L’Asie attend Draghi et l’or casse les 1500

Alors que le monde des investisseurs est atour d’une table à discuter de ce qui ne se passe et de ce qui pourrait éventuellement se passer si quelque chose se passe, le marché asiatique est collé dans le béton en attendant Draghi, il paraît. Pendant ce temps le pétrole continue de monter et passe les 58$ – celui-là pourrait bien être la surprise de fin d’année et comme je me tue à le dire depuis un moment : « nous verrons les 65  cette année ». Je ne sais pas encore en quelle monnaie, mais nous les verrons.

Malgré l’angoisse qui pèse sur les marchés, l’or ne fait plus recette depuis une semaine. On a beau annoncer que les Chinois ont stocké des montagnes d’or pour se prémunir contre la Trade War, on commence presque à se dire que SI on trouve un règlement à cette crise qui en est à son 427ème jour, lorsque les Chinois vont tout rebalancer leur stock de lingots sur le marché, ça risque de faire bizarre. En tous les cas, le support des 1500$ qui ne devait pas céder, a cédé cette nuit. Ce matin nous sommes à 1498$.

Nouvelles du jour

Dans les nouvelles du jour, on notera l’annonce d’une Banque Américaine qui vient de sortir un indice qui permet de suivre l’impact des tweets de Trump sur la volatilité du marché obligataire. J’imagine le boulot pour essayer de quantifier la valeur d’un tweet, personnellement je préfèrerais me couper les ongles à la tronçonneuse que de perdre du temps à ça, surtout que ça paraît quand même relativement facile :

  • Si c’est en faveur de la Trade War, le marché prend entre 5 et 10%
  • Si c’est en défaveur de la Trade War, c’est l’inverse
  • Si c’est contre Powell ça fait monter la bourse et si c’est pour Powell… ah non, ça, ça n’existe pas.

En gros, si j’étais le gérant de fortune de Trump, il suffirait qu’il me donne ses tweets avec 30 secondes d’avance et après 3 ans à la Maison Blanche, il pourrait prendre sa retraite avec plus d’argent que Poutine sur son compte perso. Mais bien sûr, ça n’existe pas.
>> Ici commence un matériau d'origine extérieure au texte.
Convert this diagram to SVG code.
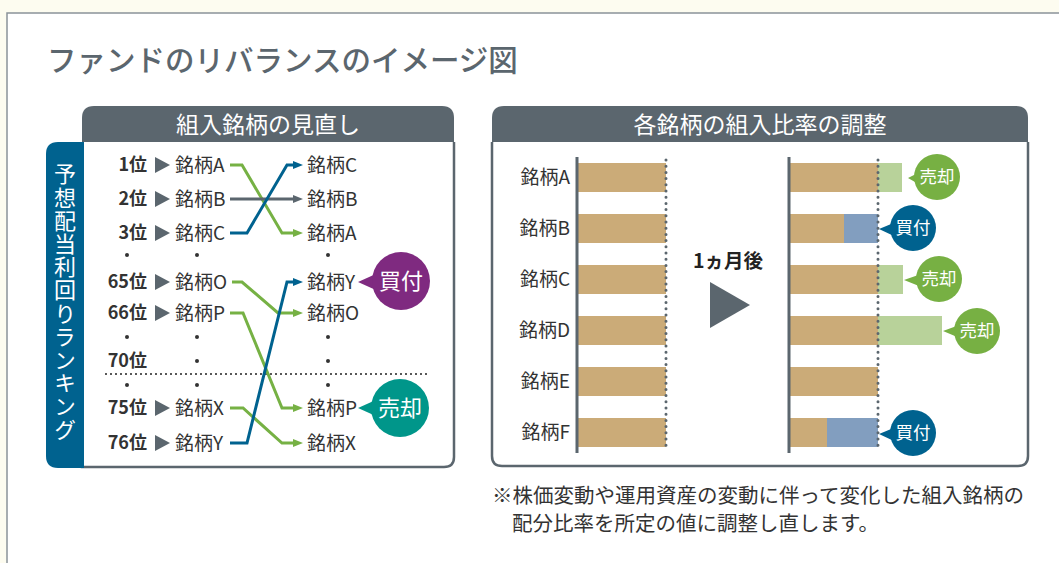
<svg xmlns="http://www.w3.org/2000/svg" width="1059" height="563" viewBox="0 0 1059 563">
<style>
text{font-family:"Noto Sans CJK JP","Noto Sans",sans-serif}
.rank{font-size:18px;font-weight:bold;fill:#333;text-anchor:end}
.nm{font-size:19px;fill:#333}
.nmr{font-size:19px;fill:#333;text-anchor:end}
.hd{font-size:23px;fill:#fff;text-anchor:middle}
.bw{fill:#fff;text-anchor:middle}
.ln{fill:none;stroke-width:3}
.g{stroke:#76b144}.b{stroke:#00628f}.k{stroke:#5b666e}
.dot{fill:#333}
.tan{fill:#cbab78}.lg{fill:#b8d29a}.lb{fill:#829ebf}
.vdot{stroke:#5b666e;stroke-width:3;stroke-linecap:round;stroke-dasharray:0 6.2;fill:none}
.axis{stroke:#5b666e;stroke-width:3}
</style>
<defs>
<marker id="ag" markerUnits="userSpaceOnUse" markerWidth="10" markerHeight="8" refX="5" refY="4" orient="auto"><path d="M0,0L10,4L0,8z" fill="#76b144"/></marker>
<marker id="ab" markerUnits="userSpaceOnUse" markerWidth="10" markerHeight="8" refX="5" refY="4" orient="auto"><path d="M0,0L10,4L0,8z" fill="#00628f"/></marker>
<marker id="ak" markerUnits="userSpaceOnUse" markerWidth="10" markerHeight="8" refX="5" refY="4" orient="auto"><path d="M0,0L10,4L0,8z" fill="#5b666e"/></marker>
</defs>
<rect width="1059" height="563" fill="#fdfcf0"/>
<rect x="7" y="13" width="1060" height="560" fill="#fff" stroke="#8b9399" stroke-width="1.5"/>
<text x="47" y="71" font-size="29.5" font-weight="500" fill="#5b666e">ファンドのリバランスのイメージ図</text>

<g id="left-panel">
<path d="M82,142V467H444Q454,467 454,457V142" fill="#fff" stroke="#5b666e" stroke-width="2.5"/>
<path d="M82,142V118Q82,106 94,106H442Q454,106 454,118V142Z" fill="#5b666e"/>
<text class="hd" x="268" y="133">組入銘柄の見直し</text>
<path d="M84,142V468H58Q46,468 46,456V154Q46,142 58,142Z" fill="#00628f"/>
<text x="65" y="163" font-size="22" fill="#fff" writing-mode="vertical-rl" letter-spacing="1.2">予想配当利回りランキング</text>
</g>

<g id="ranks">
<text class="rank" x="147" y="171">1位</text>
<text class="rank" x="147" y="205">2位</text>
<text class="rank" x="147" y="239">3位</text>
<text class="rank" x="147" y="288">65位</text>
<text class="rank" x="147" y="319">66位</text>
<text class="rank" x="147" y="367">70位</text>
<text class="rank" x="147" y="414">75位</text>
<text class="rank" x="147" y="449">76位</text>
<g fill="#5b666e">
<path d="M155,157L170,165L155,173z"/>
<path d="M155,191L170,199L155,207z"/>
<path d="M155,225L170,233L155,241z"/>
<path d="M155,274L170,282L155,290z"/>
<path d="M155,305L170,313L155,321z"/>
<path d="M155,400L170,408L155,416z"/>
<path d="M155,435L170,443L155,451z"/>
</g>
</g>

<g id="names-left">
<text class="nm" x="175" y="172">銘柄A</text>
<text class="nm" x="175" y="206">銘柄B</text>
<text class="nm" x="175" y="240">銘柄C</text>
<text class="nm" x="175" y="289">銘柄O</text>
<text class="nm" x="175" y="320">銘柄P</text>
<text class="nm" x="175" y="415">銘柄X</text>
<text class="nm" x="175" y="450">銘柄Y</text>
</g>

<g id="names-right">
<text class="nm" x="307" y="172">銘柄C</text>
<text class="nm" x="307" y="206">銘柄B</text>
<text class="nm" x="307" y="240">銘柄A</text>
<text class="nm" x="307" y="289">銘柄Y</text>
<text class="nm" x="307" y="320">銘柄O</text>
<text class="nm" x="307" y="415">銘柄P</text>
<text class="nm" x="307" y="450">銘柄X</text>
</g>

<g id="ellipsis">
<circle class="dot" cx="127" cy="255" r="2"/><circle class="dot" cx="197" cy="255" r="2"/><circle class="dot" cx="328" cy="255" r="2"/>
<circle class="dot" cx="127" cy="337" r="2"/><circle class="dot" cx="197" cy="337" r="2"/><circle class="dot" cx="328" cy="337" r="2"/>
<circle class="dot" cx="197" cy="361" r="2"/><circle class="dot" cx="328" cy="361" r="2"/>
<circle class="dot" cx="127" cy="385" r="2"/><circle class="dot" cx="197" cy="385" r="2"/><circle class="dot" cx="328" cy="385" r="2"/>
<line x1="106" y1="374" x2="427" y2="374" stroke="#333" stroke-width="2.2" stroke-linecap="round" stroke-dasharray="0 5"/>
</g>

<g id="connectors">
<path class="ln g" d="M230,165H242L282,233H298" marker-end="url(#ag)"/>
<path class="ln k" d="M230,199H298" marker-end="url(#ak)"/>
<path class="ln b" d="M230,233H247L287,165H298" marker-end="url(#ab)"/>
<path class="ln g" d="M232,282H242L278,313H298" marker-end="url(#ag)"/>
<path class="ln g" d="M230,313H243L282,408H298" marker-end="url(#ag)"/>
<path class="ln g" d="M230,408H243L282,443H298" marker-end="url(#ag)"/>
<path class="ln b" d="M230,443H247L287,282H298" marker-end="url(#ab)"/>
</g>

<g id="bubble-buy-left">
<path d="M358,282L378,273L378,291z" fill="#7f2a80"/>
<circle cx="401" cy="281" r="29" fill="#7f2a80"/>
<text class="bw" x="401" y="289" font-size="22">買付</text>
</g>
<g id="bubble-sell-left">
<path d="M358,408L378,399L378,417z" fill="#00968a"/>
<circle cx="400" cy="408" r="29" fill="#00968a"/>
<text class="bw" x="400" y="416" font-size="22">売却</text>
</g>

<g id="right-panel">
<path d="M492,142V456Q492,466 502,466H1018Q1028,466 1028,456V142" fill="#fff" stroke="#5b666e" stroke-width="2.5"/>
<path d="M492,142V118Q492,106 504,106H1016Q1028,106 1028,118V142Z" fill="#5b666e"/>
<text class="hd" x="760" y="133">各銘柄の組入比率の調整</text>
</g>

<g id="bars-before">
<text class="nmr" x="570" y="184">銘柄A</text>
<text class="nmr" x="570" y="235">銘柄B</text>
<text class="nmr" x="570" y="286">銘柄C</text>
<text class="nmr" x="570" y="337">銘柄D</text>
<text class="nmr" x="570" y="388">銘柄E</text>
<text class="nmr" x="570" y="439">銘柄F</text>
<rect class="tan" x="578" y="163" width="88" height="29"/>
<rect class="tan" x="578" y="214" width="88" height="29"/>
<rect class="tan" x="578" y="265" width="88" height="29"/>
<rect class="tan" x="578" y="316" width="88" height="29"/>
<rect class="tan" x="578" y="367" width="88" height="29"/>
<rect class="tan" x="578" y="418" width="88" height="29"/>
<line class="axis" x1="577" y1="157" x2="577" y2="453"/>
<line class="vdot" x1="666" y1="160" x2="666" y2="451"/>
</g>

<g id="arrow-month">
<text x="728" y="268" font-size="19.5" font-weight="bold" fill="#222" text-anchor="middle">1ヵ月後</text>
<path d="M710,282L750,305L710,328z" fill="#5b666e"/>
</g>

<g id="bars-after">
<rect class="tan" x="790" y="163" width="88" height="29"/><rect class="lg" x="878" y="163" width="24" height="29"/>
<rect class="tan" x="790" y="214" width="54" height="29"/><rect class="lb" x="844" y="214" width="34" height="29"/>
<rect class="tan" x="790" y="265" width="88" height="29"/><rect class="lg" x="878" y="265" width="25" height="29"/>
<rect class="tan" x="790" y="316" width="88" height="29"/><rect class="lg" x="878" y="316" width="64" height="29"/>
<rect class="tan" x="790" y="367" width="88" height="29"/>
<rect class="tan" x="790" y="418" width="37" height="29"/><rect class="lb" x="827" y="418" width="51" height="29"/>
<line class="axis" x1="789" y1="157" x2="789" y2="453"/>
<line class="vdot" x1="878" y1="160" x2="878" y2="451"/>
</g>

<g id="bubbles-right" font-size="17.5">
<g id="sell-a"><path d="M908,178L922,171L922,186z" fill="#77b043"/><circle cx="937" cy="177" r="23" fill="#77b043"/><text class="bw" x="937" y="183">売却</text></g>
<g id="buy-b"><path d="M879,229L896,222L896,237z" fill="#00628f"/><circle cx="913" cy="228" r="23" fill="#00628f"/><text class="bw" x="913" y="234">買付</text></g>
<g id="sell-c"><path d="M904,280L924,273L924,288z" fill="#77b043"/><circle cx="939" cy="279" r="23" fill="#77b043"/><text class="bw" x="939" y="285">売却</text></g>
<g id="sell-d"><path d="M943,331L962,324L962,339z" fill="#77b043"/><circle cx="977" cy="331" r="23" fill="#77b043"/><text class="bw" x="977" y="337">売却</text></g>
<g id="buy-f"><path d="M879,434L896,427L896,442z" fill="#00628f"/><circle cx="913" cy="433" r="23" fill="#00628f"/><text class="bw" x="913" y="439">買付</text></g>
</g>

<g id="footnote" font-size="20.5" fill="#333">
<text x="492" y="503">※株価変動や運用資産の変動に伴って変化した組入銘柄の</text>
<text x="512" y="531">配分比率を所定の値に調整し直します。</text>
</g>
</svg>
AT&T a explosé hier soir, après que l’on ait appris de la bouche de Paul Singer, le boss d’Elliott Management que le fonds « activiste » a pris une participation de 3.2 milliards dans la société, histoire de secouer le cocotier et d’améliorer la rentabilité de l’opérateur téléphonique. Moody’s vient de downgrader le rating de Ford sur « junk » suite au plan de restructuration de 11 milliards – c’est donc une fabuleuse opportunité d’achat, puisque les organismes de rating sont extrêmement doués pour downgrader des sociétés au plus bas de tous les temps. Un talent inouï.

Jack Ma s’en va

La nouvelle du jour c’est le CEO- Chairman et fondateur d’Alibaba qui s’en va. Jack Ma vient d’annoncer son départ en tant que « chairman » dès aujourd’hui, il restera au board encore jusqu’à la prochaine assemblée générale, mais c’est une page qui se tourne pour Alibaba, 20 ans après avoir été fondée dans l’appartement de Jack Ma.

Autrement, pour ceux qui n’ont rien à faire, vous pouvez lire les articles sur le BREXIT et la balade de Johnson, personnellement j’ai renoncé à lire ce genre de trucs, j’ai le sentiment que la relecture du bottin de téléphone de l’année 1984 pour le canton de Genève est bien plus instructive.

Chiffres du jour

Vu que notre activité préférée c’est d’attendre Draghi ce jeudi, histoire de pouvoir passer le temps, nous aurons tout de même quelques chiffres économiques. Il y aura les Non Farm Payrolls en France, moins sexy que la version américaine, mais ça fera mousser Macron au moins – en Angleterre, il y aura les chiffres de l’emploi également et la publication du taux de chômage. Aux USA nous aurons les JOLTS, le chiffre préféré de Madame Yellen, mais comme elle n’est plus à la FED, on s’en fout.

Pour le moment les futures sont en baisse de 0.03% – c’est vous dire combien ce début de journée est excitante. Bon, moi je vous laisse vaquer à vos occupations, moi je me mets à la lettre B de mon bottin de téléphone. On se retrouve demain à la même heure et au même endroit si nous ne sommes pas morts d’ennui en attendant.

Excellente journée.

Thomas Veillet

Investir.ch

« I have always wanted to be somebody, but I see now I should have been more specific.”